Why did he (and others, especially the state highway commissioners) think giving more than one-third of all the federal highway funds to bond-daddies and bond lawyers would slip past the tight-fisted Arkansas voters?
Maylon T. Rice
A piece of history
In the 15000 Chenal Parkway photo in the Letters section of the Dec. 15 Arkansas Times, there is something significant you cannot see. In the process of prepping the property for an auto dealership, they took out a slice of the railroad tram line of the Little Rock, Maumelle and Western Railroad (Neimeyer Line) that was constructed about 1907. When construction for another dealership across the street to the west is started, it too will impact another segment of the abandoned line.
It is too bad these new businesses can’t level some of the vacant, deteriorating buildings in Little Rock and build in those sites. I understand though; they are in the wrong part of town. That is the reason they are vacant and deteriorating in the first place.
In his latest PR spiel George Bush chided opponents of his Iraqi adventuring as believing his war “isn’t worth another dime or another day.”
Again, he is either in error or dissembling. The objections are not about dimes and days. They are about the honor of the United States of America and the cost in American blood.
Many opponents of the war would gladly see many more Euros contributed by sincere allies for the pacification of Iraq. The would also gladly see as many days spent as it takes to educate the Middle East in the ways of productivity through non-violence.
Of important immediate note given recent developments in the Republican executive and legislative branches of our government is a denial of the idea that you can save the Constitution of the United States by destroying it.
No big deal?
Social Security is going to play a big role in the future of the United States. Its existence is part of the reason America enjoys the highest standard of living the world has ever seen. Yet even the most optimistic projections tell us that, without reform, Social Security will go bankrupt in the foreseeable future. President Bush understands this and is leading the fight to save Social Security.
But Sen. Blanche Lincoln doesn’t think there’s a problem. Here are her own words: “I share many of your concerns about the long-term challenges the Social Security program now faces, and I believe we have a tremendous opportunity to work together in a thoughtful way to address these challenges. But we must be truthful with the American people and to call Social Security’s current state a crisis is disingenuous.”
Senator Lincoln is missing the point. It’s not the current state of Social Security that should concern us. It’s the future state. And if we don’t institute the proper reforms now it will be too late to do so when the inevitable crisis occurs.

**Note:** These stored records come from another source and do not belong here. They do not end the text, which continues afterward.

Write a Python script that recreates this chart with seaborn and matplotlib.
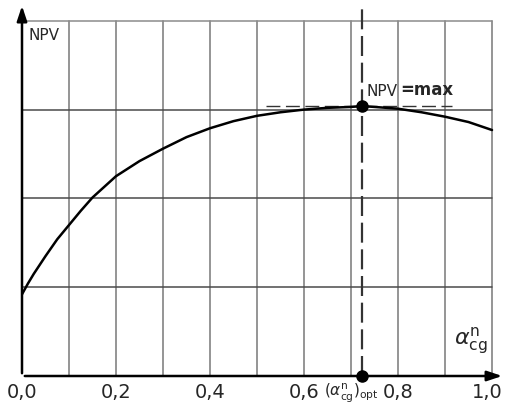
import matplotlib
matplotlib.use("Agg")
import matplotlib.pyplot as plt
import pandas as pd
import seaborn as sns

# NPV curve (grid units, 4 rows)
alpha = [0.0, 0.0125, 0.025, 0.0375, 0.05, 0.075, 0.1, 0.125, 0.15, 0.2, 0.25, 0.3, 0.35,
         0.4, 0.45, 0.5, 0.55, 0.6, 0.65, 0.7, 0.723, 0.75, 0.8, 0.85, 0.9, 0.95, 1.0]
npv = [0.92, 1.04, 1.15, 1.25, 1.35, 1.54, 1.70, 1.86, 2.01, 2.25, 2.42, 2.56, 2.69,
       2.79, 2.87, 2.93, 2.97, 3.0, 3.02, 3.03, 3.04, 3.03, 3.01, 2.97, 2.92, 2.86, 2.77]
alpha_opt = 0.723
npv_max = 3.04
x_ticks = [0.0, 0.2, 0.4, 0.6, 0.8, 0.99]
x_tick_labels = ["0,0", "0,2", "0,4", "0,6", "0,8", "1,0"]

df = pd.DataFrame({"alpha": alpha, "npv": npv})

sns.set_style("white")
fig = plt.figure(figsize=(5.05, 4.10), dpi=100)
ax = fig.add_axes([22 / 505, 33 / 410, 483 / 505, 377 / 410])
ax.set_xlim(0, 483 / 470)
ax.set_ylim(0, 377 / 88.8)
for s in ax.spines.values():
    s.set_visible(False)
ax.set_xticks([])
ax.set_yticks([])

# grid
for i in range(1, 11):
    ax.plot([i / 10, i / 10], [0, 4], color="#8c8c8c", lw=1.3, zorder=1)
for j in range(1, 5):
    ax.plot([0, 1.0], [j, j], color="#4a4a4a" if j < 4 else "#8c8c8c", lw=1.1, zorder=1)

# axes with arrows
ax.annotate("", xy=(0, 4.2), xytext=(0, 0),
            arrowprops=dict(arrowstyle="-|>,head_length=0.9,head_width=0.3", color="black", lw=1.8))
ax.annotate("", xy=(483 / 470, 0), xytext=(0, 0),
            arrowprops=dict(arrowstyle="-|>,head_length=0.9,head_width=0.3", color="black", lw=1.8))

sns.lineplot(data=df, x="alpha", y="npv", color="black", lw=1.8, ax=ax, zorder=3)

# optimum markers
ax.plot([alpha_opt, alpha_opt], [0, 4.2], color="#333333", lw=1.6,
        linestyle=(0, (9, 3)), zorder=2)
ax.plot([0.52, 0.915], [npv_max, npv_max], color="#333333", lw=1.0,
        linestyle=(0, (10, 4)), zorder=2)
ax.plot([alpha_opt, alpha_opt], [npv_max, 0], "o", color="black", ms=8, zorder=5,
        clip_on=False)

ax.set_xlabel("")
ax.set_ylabel("")

ax.text(0.013, 3.93, "NPV", fontsize=11, va="top", ha="left")
ax.text(0.733, 3.13, "NPV", fontsize=11, va="bottom", ha="left")
ax.text(0.804, 3.13, "=max", fontsize=12, fontweight="bold", va="bottom", ha="left")
ax.text(0.92, 0.22, r"$\alpha^{\mathrm{n}}_{\mathrm{cg}}$", fontsize=16, va="bottom", ha="left")

for xv, lab in zip(x_ticks, x_tick_labels):
    ax.text(xv, -0.18, lab, fontsize=14, ha="center", va="center", clip_on=False)
ax.text(0.7, -0.18, r"$(\alpha^{\mathrm{n}}_{\mathrm{cg}})_{\mathrm{opt}}$", fontsize=11,
        ha="center", va="center", clip_on=False)

fig.savefig("out.png", dpi=100)
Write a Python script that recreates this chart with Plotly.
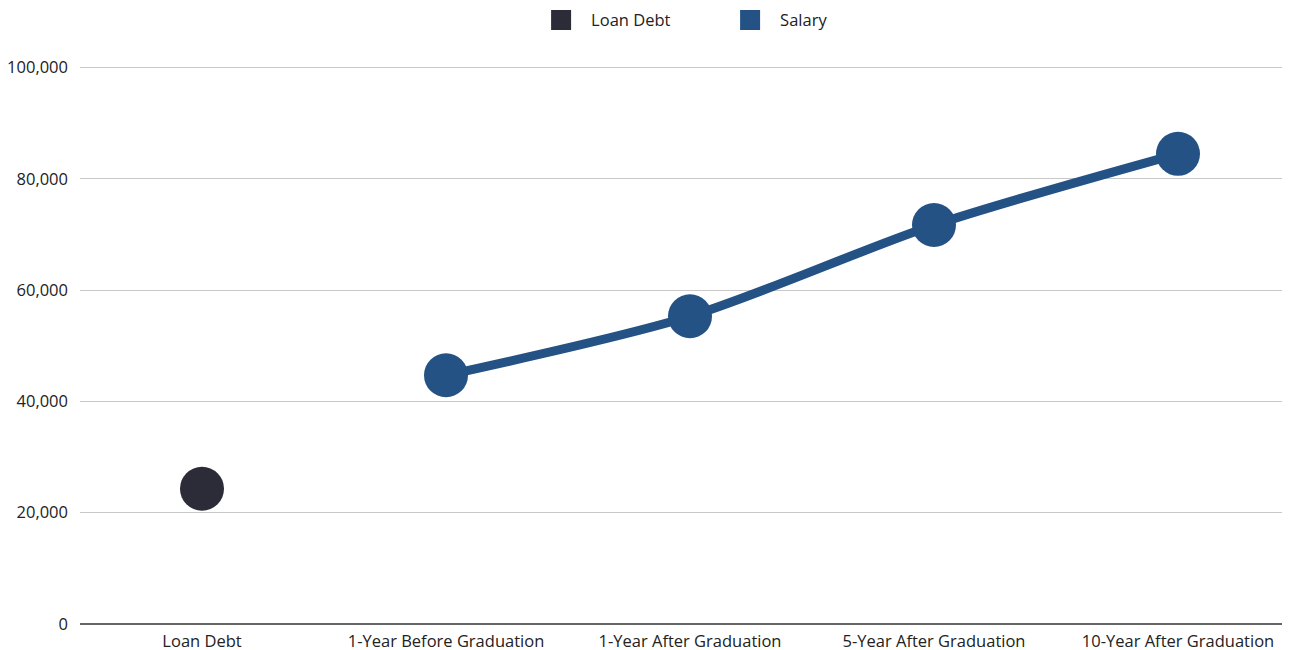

Having never trusted that witless wonder in the Oval Office since he arrogantly offended most of our oldest allies with his big mouth, I grow angrier daily.

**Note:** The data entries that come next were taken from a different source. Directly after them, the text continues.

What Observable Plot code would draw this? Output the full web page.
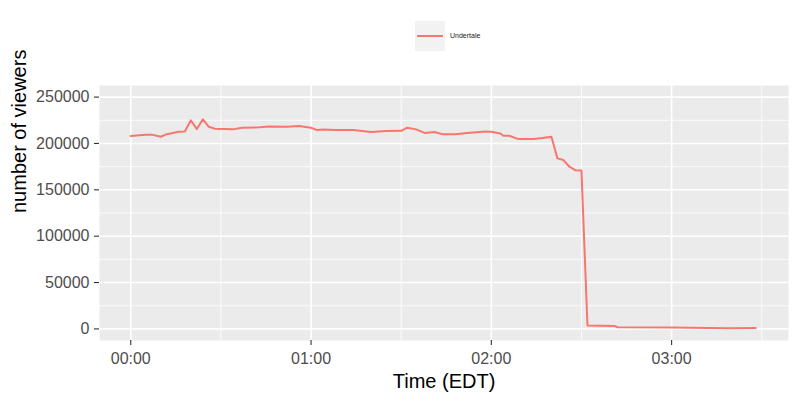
<!DOCTYPE html>
<html>
<head>
<meta charset="utf-8">
<script src="https://cdn.jsdelivr.net/npm/d3@7"></script>
<script src="https://cdn.jsdelivr.net/npm/@observablehq/plot@0.6"></script>
<style>
  html, body { margin: 0; padding: 0; background: #fff; overflow: hidden; }
  #legend { position: relative; width: 800px; height: 72px; font-family: "Liberation Sans", Arial, sans-serif; }
  #legend .key { position: absolute; left: 415px; top: 21px; width: 30px; height: 30px; background: #F2F2F2; }
  #legend .key i { position: absolute; left: 2px; top: 14px; width: 26px; height: 2px; background: #F8766D; }
  #legend .lab { position: absolute; left: 450px; top: 31px; font-size: 7px; line-height: 10px; color: #1a1a1a; }
  #chart svg { display: block; overflow: visible; }
</style>
</head>
<body>
<div id="legend"><div class="key"><i></i></div><div class="lab" id="seriesName"></div></div>
<div id="chart"></div>
<script>
// Series name
const seriesName = "Undertale";
// Minutes after 00:00 EDT
const minutes = [0,5,7,10,12,16,18,20,22,24,26,28,34,37,43,46,52,56,60,62,64,68,74,80,85,90,92,95,98,101,104,108,112,118,120,123,124,126,129,134,137,140,142,144,146,148,150,152,161,162,180,199,208];
// Number of viewers
const viewers = [208000,209500,209500,207200,210000,212600,213000,225000,215500,226000,218000,215800,215200,217000,217400,218400,218000,218700,216900,214400,215000,214400,214400,212300,213400,213600,217000,215200,211200,212300,209800,209800,211200,212900,212600,210800,208300,208300,204700,204700,205800,207200,183900,182100,174900,171000,170900,3600,3200,1800,1400,750,1000];
// Axis ticks
const xTickMinutes = [0, 60, 120, 180];
const xTickLabels = ["00:00", "01:00", "02:00", "03:00"];
const xMinorMinutes = [30, 90, 150, 210];
const yTicks = [0, 50000, 100000, 150000, 200000, 250000];
const yMinor = [25000, 75000, 125000, 175000, 225000];
const xTitle = "Time (EDT)";
const yTitle = "number of viewers";

document.getElementById("seriesName").textContent = seriesName;

const t0 = Date.UTC(2015, 9, 31, 0, 0);
const toDate = m => new Date(t0 + m * 60000);
const data = minutes.map((m, i) => ({time: toDate(m), viewers: viewers[i]}));
const labelOf = new Map(xTickMinutes.map((m, i) => [+toDate(m), xTickLabels[i]]));

const color = "#F8766D";
const chart = Plot.plot({
  width: 800,
  height: 330,
  marginTop: 13,
  marginBottom: 62,
  marginLeft: 99,
  marginRight: 12,
  style: {fontFamily: "Liberation Sans, Arial, sans-serif", fontSize: "16px", background: "#fff", overflow: "visible"},
  x: {type: "utc", domain: [toDate(-10.4), toDate(218.9)]},
  y: {domain: [-12500, 262500]},
  marks: [
    Plot.frame({fill: "#EBEBEB", stroke: null}),
    Plot.ruleY(yMinor, {stroke: "#fff", strokeWidth: 0.8}),
    Plot.ruleX(xMinorMinutes.map(toDate), {stroke: "#fff", strokeWidth: 0.8}),
    Plot.ruleY(yTicks, {stroke: "#fff", strokeWidth: 1.6}),
    Plot.ruleX(xTickMinutes.map(toDate), {stroke: "#fff", strokeWidth: 1.6}),
    Plot.line(data, {x: "time", y: "viewers", stroke: color, strokeWidth: 2, strokeLinejoin: "round"}),
    Plot.axisY({ticks: yTicks, tickFormat: d => String(d), tickSize: 5, tickPadding: 5, stroke: "#333333", fill: "#4D4D4D", strokeWidth: 1.1, label: null, fontSize: 16}),
    Plot.axisX({ticks: xTickMinutes.map(toDate), tickFormat: d => labelOf.get(+d), tickSize: 5, tickPadding: 7, stroke: "#333333", fill: "#4D4D4D", strokeWidth: 1.1, label: null, fontSize: 16}),
    Plot.text([xTitle], {frameAnchor: "bottom", dy: 41, fontSize: 20, fill: "#000", lineAnchor: "middle"}),
    Plot.text([yTitle], {frameAnchor: "left", dx: -80, rotate: -90, fontSize: 20, fill: "#000", lineAnchor: "middle"})
  ]
});
document.getElementById("chart").appendChild(chart);
</script>
</body>
</html>
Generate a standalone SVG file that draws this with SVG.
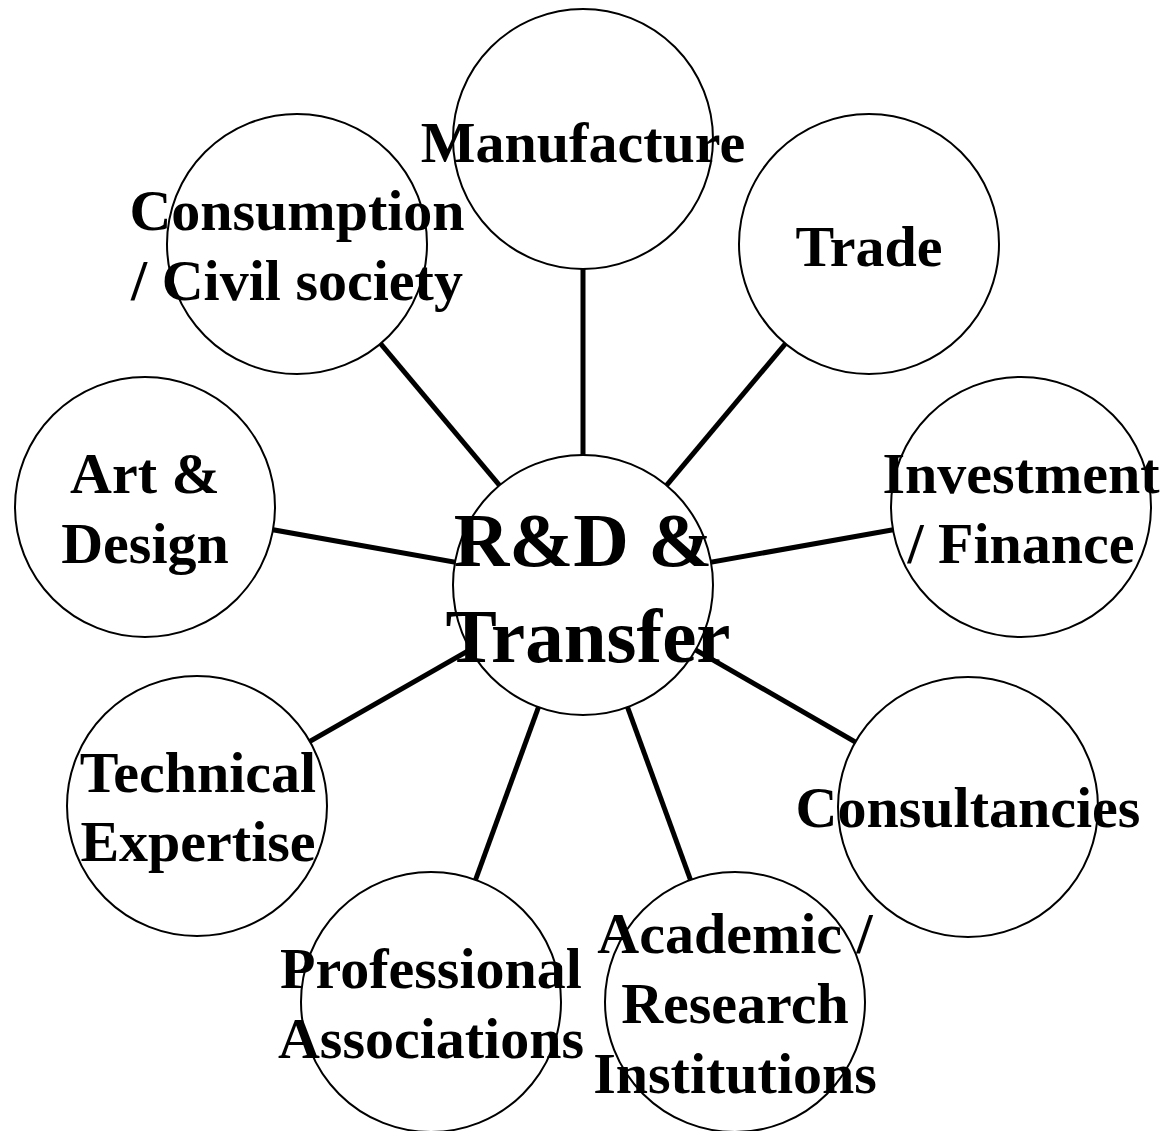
<svg xmlns="http://www.w3.org/2000/svg" width="1165" height="1131" viewBox="0 0 1165 1131">
  <style>
    .node { fill: #ffffff; stroke: #000000; stroke-width: 2; }
    .link { stroke: #000000; stroke-width: 5; }
    .label { font-family: "Liberation Serif", "Times New Roman", serif; font-weight: bold; font-size: 58px; text-anchor: middle; fill: #000000; }
    .hub { font-size: 77px; }
  </style>
  <rect width="1165" height="1131" fill="#ffffff"/>

  <!-- spokes from the hub to each satellite, drawn centre to centre and hidden under the circles -->
  <g id="connectors">
    <line class="link" x1="583" y1="585" x2="583" y2="139"/>
    <line class="link" x1="583" y1="585" x2="869" y2="244"/>
    <line class="link" x1="583" y1="585" x2="297" y2="244"/>
    <line class="link" x1="583" y1="585" x2="145" y2="507"/>
    <line class="link" x1="583" y1="585" x2="1021" y2="507"/>
    <line class="link" x1="583" y1="585" x2="968" y2="807"/>
    <line class="link" x1="583" y1="585" x2="197" y2="806"/>
    <line class="link" x1="583" y1="585" x2="431" y2="1002"/>
    <line class="link" x1="583" y1="585" x2="735" y2="1002"/>
  </g>

  <g id="manufacture">
    <circle class="node" cx="583" cy="139" r="130"/>
  </g>
  <g id="trade">
    <circle class="node" cx="869" cy="244" r="130"/>
  </g>
  <g id="consumption">
    <circle class="node" cx="297" cy="244" r="130"/>
  </g>
  <g id="art-design">
    <circle class="node" cx="145" cy="507" r="130"/>
  </g>
  <g id="investment">
    <circle class="node" cx="1021" cy="507" r="130"/>
  </g>
  <g id="consultancies">
    <circle class="node" cx="968" cy="807" r="130"/>
  </g>
  <g id="technical">
    <circle class="node" cx="197" cy="806" r="130"/>
  </g>
  <g id="professional">
    <circle class="node" cx="431" cy="1002" r="130"/>
  </g>
  <g id="academic">
    <circle class="node" cx="735" cy="1002" r="130"/>
  </g>
  <g id="hub">
    <circle class="node" cx="583" cy="585" r="130"/>
  </g>

  <!-- labels sit above every circle so overhanging text stays visible -->
  <g id="labels">
    <text class="label" x="583" y="162">Manufacture</text>
    <text class="label" x="869" y="266">Trade</text>
    <text class="label" x="297" y="230">Consumption</text>
    <text class="label" x="297" y="300">/ Civil society</text>
    <text class="label" x="145" y="493">Art &amp;</text>
    <text class="label" x="145" y="563">Design</text>
    <text class="label" x="1021" y="493">Investment</text>
    <text class="label" x="1021" y="563">/ Finance</text>
    <text class="label" x="968" y="827">Consultancies</text>
    <text class="label" x="198" y="792">Technical</text>
    <text class="label" x="198" y="861">Expertise</text>
    <text class="label" x="431" y="988">Professional</text>
    <text class="label" x="431" y="1058">Associations</text>
    <text class="label" x="735" y="953">Academic /</text>
    <text class="label" x="735" y="1023">Research</text>
    <text class="label" x="735" y="1093">Institutions</text>
    <text class="label hub" x="583" y="566">R&amp;D &amp;</text>
    <text class="label hub" x="588" y="662">Transfer</text>
  </g>
</svg>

But one thing that hurts as well as angers me is the references to “our fallen heroes.” Don’t these idiots know that soldiers who “fall” can usually get up and continue, or at least come home alive?
Their nice-sounding euphemism does NOT in any way honor our dead servicemen and -women. They are dead. Not going to breathe any more. Not going to laugh or hold their babies or see their mothers ever again. Their mothers are seeing them one last time. Then they are buried because they are dead, not just fallen.
When we are allowed by our president and his cohort to see those flag-draped coffins and the dead soldiers are referred to as dead and not just as fallen, perhaps the smirk will be wiped from Bush’s face and Rumsfeld’s hubris will bite him in the butt. Then perhaps, too, the armchair warriors in Washington will know what they bear responsibility for causing.